╭──

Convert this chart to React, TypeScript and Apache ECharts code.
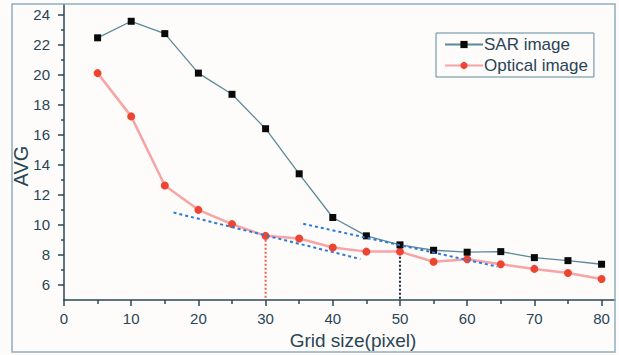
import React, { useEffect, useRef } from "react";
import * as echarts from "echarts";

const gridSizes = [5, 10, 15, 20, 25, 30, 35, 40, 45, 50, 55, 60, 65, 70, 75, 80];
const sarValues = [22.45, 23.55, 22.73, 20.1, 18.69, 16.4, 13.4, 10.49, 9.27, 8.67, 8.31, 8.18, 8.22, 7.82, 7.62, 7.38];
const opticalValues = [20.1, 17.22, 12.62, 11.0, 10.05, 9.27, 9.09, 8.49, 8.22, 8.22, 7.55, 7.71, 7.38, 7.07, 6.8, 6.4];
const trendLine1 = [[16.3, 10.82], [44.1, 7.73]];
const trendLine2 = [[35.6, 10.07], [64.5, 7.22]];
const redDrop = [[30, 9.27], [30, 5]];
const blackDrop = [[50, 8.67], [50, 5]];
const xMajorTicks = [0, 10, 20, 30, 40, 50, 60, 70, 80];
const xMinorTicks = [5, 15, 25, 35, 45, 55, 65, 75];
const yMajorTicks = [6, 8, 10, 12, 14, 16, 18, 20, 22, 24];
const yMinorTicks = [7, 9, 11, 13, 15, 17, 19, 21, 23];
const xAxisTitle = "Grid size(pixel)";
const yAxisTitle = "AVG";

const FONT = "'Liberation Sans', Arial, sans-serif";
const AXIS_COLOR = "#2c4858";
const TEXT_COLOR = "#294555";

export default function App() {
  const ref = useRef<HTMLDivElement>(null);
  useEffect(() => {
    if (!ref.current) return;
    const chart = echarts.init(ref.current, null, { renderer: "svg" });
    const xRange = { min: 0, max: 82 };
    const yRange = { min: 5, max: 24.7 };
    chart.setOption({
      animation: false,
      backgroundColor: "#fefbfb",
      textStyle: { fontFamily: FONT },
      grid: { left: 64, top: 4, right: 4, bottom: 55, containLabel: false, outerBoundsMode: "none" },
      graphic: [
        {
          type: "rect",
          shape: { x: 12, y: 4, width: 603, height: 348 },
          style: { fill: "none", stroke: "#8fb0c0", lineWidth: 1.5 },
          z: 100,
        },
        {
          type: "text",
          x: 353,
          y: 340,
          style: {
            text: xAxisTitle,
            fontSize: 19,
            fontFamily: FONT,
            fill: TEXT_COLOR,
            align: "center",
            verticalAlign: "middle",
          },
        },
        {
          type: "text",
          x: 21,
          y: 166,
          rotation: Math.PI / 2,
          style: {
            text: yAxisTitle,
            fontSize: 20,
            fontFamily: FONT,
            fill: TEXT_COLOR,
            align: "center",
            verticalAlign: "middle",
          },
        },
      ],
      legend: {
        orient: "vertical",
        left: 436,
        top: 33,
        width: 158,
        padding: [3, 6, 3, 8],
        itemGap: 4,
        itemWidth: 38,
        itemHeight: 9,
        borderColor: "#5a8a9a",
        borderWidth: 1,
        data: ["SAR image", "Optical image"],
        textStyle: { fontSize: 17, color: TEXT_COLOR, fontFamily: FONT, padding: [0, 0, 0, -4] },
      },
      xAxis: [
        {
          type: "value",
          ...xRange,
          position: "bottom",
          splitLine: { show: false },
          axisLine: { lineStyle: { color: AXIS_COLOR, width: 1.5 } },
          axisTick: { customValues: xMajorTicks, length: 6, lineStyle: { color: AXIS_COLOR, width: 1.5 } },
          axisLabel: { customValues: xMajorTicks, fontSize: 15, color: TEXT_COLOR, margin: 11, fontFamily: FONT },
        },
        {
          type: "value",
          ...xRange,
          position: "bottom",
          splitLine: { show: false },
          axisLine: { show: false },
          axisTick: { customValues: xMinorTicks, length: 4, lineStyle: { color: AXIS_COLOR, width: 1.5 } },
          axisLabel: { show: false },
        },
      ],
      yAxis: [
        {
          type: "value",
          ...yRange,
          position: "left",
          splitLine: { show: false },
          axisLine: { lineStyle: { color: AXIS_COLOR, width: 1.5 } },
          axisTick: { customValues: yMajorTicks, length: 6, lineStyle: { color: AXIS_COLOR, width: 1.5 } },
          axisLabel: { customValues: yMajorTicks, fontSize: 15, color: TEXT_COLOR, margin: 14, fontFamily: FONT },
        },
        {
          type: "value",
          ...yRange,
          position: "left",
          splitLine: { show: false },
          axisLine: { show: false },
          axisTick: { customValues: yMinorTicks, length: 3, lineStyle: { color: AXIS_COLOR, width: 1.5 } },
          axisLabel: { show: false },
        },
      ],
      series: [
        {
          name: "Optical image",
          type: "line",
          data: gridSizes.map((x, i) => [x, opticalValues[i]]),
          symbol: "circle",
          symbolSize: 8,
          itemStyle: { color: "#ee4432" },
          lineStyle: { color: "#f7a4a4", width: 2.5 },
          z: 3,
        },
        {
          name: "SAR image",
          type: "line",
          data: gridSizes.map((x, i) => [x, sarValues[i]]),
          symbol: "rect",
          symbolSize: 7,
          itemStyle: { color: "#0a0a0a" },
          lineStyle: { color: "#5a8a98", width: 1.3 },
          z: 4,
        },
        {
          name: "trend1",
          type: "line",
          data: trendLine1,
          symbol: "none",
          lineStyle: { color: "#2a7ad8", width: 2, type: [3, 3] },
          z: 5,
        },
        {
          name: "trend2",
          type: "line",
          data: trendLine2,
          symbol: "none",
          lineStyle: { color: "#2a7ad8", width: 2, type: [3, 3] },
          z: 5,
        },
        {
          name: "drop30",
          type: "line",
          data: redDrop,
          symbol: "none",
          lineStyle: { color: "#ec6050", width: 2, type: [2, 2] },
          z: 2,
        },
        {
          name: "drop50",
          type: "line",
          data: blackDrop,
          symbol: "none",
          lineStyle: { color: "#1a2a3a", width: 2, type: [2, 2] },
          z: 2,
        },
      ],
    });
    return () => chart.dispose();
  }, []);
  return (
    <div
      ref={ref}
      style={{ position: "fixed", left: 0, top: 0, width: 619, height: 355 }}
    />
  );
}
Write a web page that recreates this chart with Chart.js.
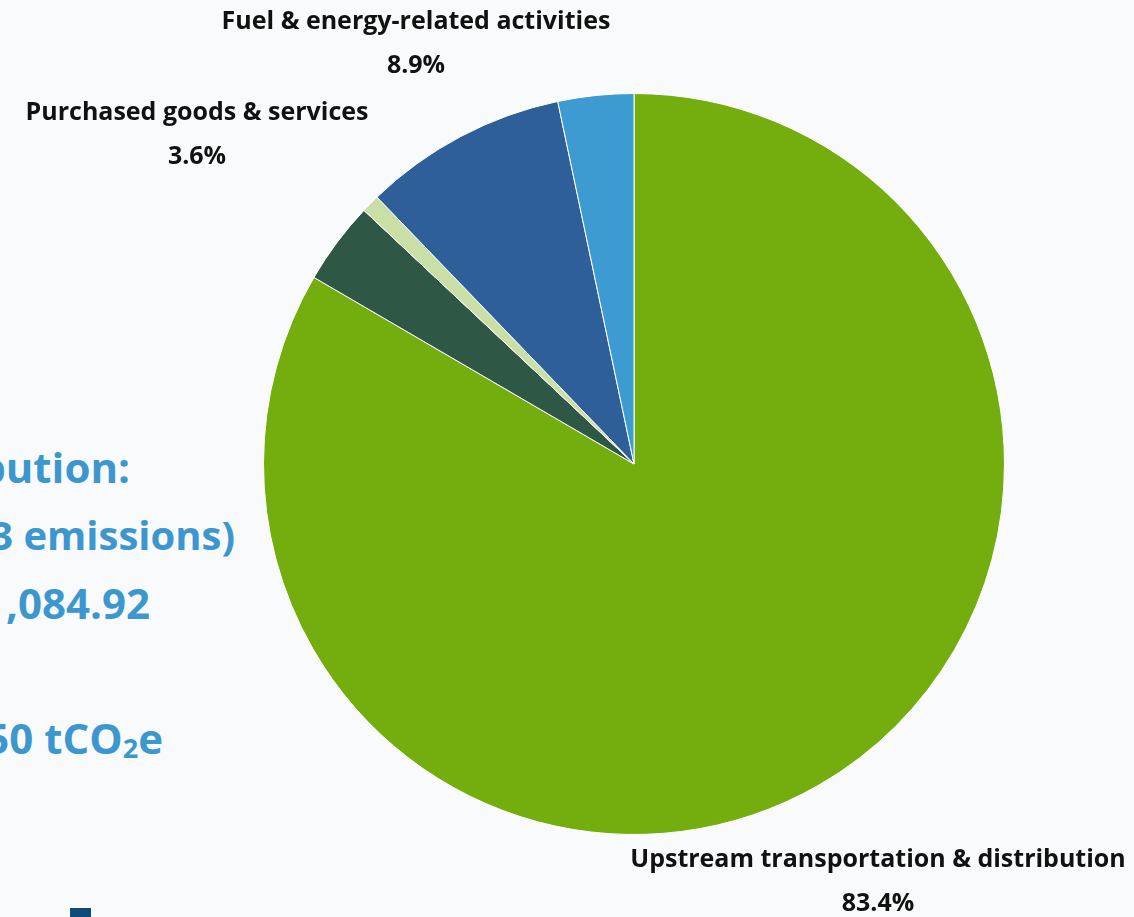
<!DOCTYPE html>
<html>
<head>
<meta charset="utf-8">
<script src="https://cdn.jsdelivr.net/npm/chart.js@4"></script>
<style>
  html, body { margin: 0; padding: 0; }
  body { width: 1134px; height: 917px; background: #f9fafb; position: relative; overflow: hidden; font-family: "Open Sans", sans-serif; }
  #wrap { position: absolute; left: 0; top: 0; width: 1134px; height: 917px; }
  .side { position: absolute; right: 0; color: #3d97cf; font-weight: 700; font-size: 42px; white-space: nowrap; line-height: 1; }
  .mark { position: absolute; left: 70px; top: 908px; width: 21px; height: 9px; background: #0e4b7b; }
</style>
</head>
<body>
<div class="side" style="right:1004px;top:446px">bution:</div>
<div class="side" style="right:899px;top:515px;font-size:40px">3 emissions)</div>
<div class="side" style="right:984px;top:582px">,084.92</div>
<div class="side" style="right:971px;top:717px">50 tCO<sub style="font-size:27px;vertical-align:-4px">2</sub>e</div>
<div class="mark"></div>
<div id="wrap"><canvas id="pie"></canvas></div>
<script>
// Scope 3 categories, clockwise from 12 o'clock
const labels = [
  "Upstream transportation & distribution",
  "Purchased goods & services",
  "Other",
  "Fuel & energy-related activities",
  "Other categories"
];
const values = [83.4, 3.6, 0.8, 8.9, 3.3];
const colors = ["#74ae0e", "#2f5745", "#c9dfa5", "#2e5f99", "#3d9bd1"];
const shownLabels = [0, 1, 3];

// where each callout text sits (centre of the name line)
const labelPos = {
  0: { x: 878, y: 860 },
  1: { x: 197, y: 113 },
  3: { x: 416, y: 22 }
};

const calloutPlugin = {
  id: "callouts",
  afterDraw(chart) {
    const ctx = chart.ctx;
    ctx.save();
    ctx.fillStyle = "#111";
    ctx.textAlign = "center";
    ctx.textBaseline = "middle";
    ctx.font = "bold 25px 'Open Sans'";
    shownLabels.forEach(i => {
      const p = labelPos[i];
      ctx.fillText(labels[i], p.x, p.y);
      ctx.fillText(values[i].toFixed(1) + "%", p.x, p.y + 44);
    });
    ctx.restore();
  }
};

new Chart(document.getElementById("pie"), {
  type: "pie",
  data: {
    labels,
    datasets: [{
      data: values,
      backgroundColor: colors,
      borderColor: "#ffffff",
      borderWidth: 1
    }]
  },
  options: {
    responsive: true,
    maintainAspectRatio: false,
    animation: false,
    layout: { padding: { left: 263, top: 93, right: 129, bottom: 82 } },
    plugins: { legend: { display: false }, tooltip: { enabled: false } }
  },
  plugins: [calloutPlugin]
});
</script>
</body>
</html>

╰──

**WHAT TO DO:** Repeat the lines of the listing above verbatim, beginning at its first line and ending at the line containing "import * as", which is included. Omit pictures.

**EXPECTED ANSWER:**
Convert this chart to React, TypeScript and Apache ECharts code.
import React, { useEffect, useRef } from "react";
import * as echarts from "echarts";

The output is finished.